The pause began on Friday afternoon as the loud chirping of birds returned to the desolate downtown. Out of respect for the planned service, the heavy equipment searching for bodies was turned off in one of the few respites since the rail disaster. Crews will return on Monday to search for the five bodies yet to be pulled from the rubble.
More than 700 seats in the church have been set aside for the families of victims, as well as for volunteers who have helped clean up since the crash. Prime Minister Stephen Harper will lead a number of dignitaries, including Quebec Premier Pauline Marois, Governor General David Johnston and Maine Governor Paul LePage.
Only 175 places will be available for other members of the community, who will be seated on a first-come, first-serve basis.

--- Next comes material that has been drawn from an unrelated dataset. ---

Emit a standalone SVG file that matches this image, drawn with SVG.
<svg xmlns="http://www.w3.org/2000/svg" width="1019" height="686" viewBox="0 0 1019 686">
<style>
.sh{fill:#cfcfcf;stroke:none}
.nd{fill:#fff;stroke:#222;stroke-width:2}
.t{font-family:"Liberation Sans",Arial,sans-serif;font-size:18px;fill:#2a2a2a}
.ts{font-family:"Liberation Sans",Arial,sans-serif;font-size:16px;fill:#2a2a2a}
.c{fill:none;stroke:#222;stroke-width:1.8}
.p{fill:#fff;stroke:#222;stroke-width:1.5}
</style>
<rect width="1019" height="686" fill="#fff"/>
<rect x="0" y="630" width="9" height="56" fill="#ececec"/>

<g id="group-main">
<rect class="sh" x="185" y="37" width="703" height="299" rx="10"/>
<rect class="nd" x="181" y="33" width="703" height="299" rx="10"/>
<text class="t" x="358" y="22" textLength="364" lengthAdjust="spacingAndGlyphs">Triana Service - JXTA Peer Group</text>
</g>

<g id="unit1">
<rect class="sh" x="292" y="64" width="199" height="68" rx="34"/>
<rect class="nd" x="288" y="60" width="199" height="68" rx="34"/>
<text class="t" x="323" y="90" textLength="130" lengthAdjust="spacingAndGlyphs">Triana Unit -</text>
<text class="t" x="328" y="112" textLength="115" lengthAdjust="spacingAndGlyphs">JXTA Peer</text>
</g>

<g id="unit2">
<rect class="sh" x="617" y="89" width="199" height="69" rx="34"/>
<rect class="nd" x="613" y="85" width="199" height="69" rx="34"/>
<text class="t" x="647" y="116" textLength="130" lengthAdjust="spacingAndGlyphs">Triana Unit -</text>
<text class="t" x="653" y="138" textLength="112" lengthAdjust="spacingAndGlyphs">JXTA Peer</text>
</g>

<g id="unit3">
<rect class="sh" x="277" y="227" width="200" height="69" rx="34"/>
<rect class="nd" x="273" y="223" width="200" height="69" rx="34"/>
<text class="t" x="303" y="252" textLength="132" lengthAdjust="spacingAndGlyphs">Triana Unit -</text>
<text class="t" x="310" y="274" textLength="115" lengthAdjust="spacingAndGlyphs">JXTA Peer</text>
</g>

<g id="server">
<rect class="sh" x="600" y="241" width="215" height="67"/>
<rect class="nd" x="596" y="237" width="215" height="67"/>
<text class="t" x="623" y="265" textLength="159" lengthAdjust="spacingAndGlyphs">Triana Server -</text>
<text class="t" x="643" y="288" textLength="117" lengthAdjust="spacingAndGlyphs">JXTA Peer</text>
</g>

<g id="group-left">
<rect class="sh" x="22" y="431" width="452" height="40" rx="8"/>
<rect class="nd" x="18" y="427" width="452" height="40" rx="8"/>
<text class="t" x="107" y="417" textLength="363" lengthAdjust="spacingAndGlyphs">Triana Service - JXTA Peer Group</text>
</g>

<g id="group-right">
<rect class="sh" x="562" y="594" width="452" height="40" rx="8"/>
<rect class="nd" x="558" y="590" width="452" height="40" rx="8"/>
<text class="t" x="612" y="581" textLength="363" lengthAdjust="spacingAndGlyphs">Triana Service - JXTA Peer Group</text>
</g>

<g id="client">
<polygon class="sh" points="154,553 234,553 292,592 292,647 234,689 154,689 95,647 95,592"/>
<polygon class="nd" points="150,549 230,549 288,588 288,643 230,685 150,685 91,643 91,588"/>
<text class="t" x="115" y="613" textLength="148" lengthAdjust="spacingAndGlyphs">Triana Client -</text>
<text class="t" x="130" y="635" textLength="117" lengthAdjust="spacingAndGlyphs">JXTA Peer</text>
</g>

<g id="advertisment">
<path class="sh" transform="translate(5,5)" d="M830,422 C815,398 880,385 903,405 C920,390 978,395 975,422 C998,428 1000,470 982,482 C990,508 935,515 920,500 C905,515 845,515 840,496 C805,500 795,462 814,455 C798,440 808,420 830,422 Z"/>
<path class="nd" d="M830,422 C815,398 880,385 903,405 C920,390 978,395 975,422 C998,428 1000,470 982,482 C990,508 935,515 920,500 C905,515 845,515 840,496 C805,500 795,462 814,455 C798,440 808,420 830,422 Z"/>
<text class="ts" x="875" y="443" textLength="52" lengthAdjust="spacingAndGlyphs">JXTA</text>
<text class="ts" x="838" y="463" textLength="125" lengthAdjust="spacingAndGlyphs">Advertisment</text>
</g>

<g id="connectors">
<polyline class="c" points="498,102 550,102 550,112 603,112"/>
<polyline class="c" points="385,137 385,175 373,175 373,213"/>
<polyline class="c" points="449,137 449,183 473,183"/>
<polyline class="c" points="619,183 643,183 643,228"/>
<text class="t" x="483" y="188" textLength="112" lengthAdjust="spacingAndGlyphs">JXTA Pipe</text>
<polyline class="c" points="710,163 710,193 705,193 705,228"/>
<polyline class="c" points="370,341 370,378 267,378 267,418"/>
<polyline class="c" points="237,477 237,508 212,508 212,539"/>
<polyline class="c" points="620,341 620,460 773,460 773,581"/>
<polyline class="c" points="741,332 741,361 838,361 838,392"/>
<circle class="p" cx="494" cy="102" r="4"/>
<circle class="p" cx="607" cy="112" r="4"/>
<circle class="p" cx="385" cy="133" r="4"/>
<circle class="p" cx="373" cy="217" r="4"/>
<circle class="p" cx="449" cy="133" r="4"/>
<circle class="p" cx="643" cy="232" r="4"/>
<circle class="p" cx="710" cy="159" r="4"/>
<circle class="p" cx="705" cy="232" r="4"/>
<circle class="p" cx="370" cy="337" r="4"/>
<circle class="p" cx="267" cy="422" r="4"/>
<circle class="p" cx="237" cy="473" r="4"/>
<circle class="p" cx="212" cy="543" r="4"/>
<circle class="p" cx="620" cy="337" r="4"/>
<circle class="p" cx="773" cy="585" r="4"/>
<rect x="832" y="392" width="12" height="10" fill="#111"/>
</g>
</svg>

Two large screens have been erected outside the church to allow the hundreds more expected to participate.
None of the 42 bodies recovered from the downtown have been returned to the town for burial; they are being kept in a Montreal crime lab where they were identified. Even without bodies or memorials at the ceremony, Mayor Colette Roy-Laroche said she hopes the gathering will allow the town of 6,000 to begin sharing a collective sense of grief.
“On the night of the explosion we saw everyone on the streets and sidewalks, many of us haven’t seen each other since then,” Ms. Roy-Laroche said. “That’s why this is important.”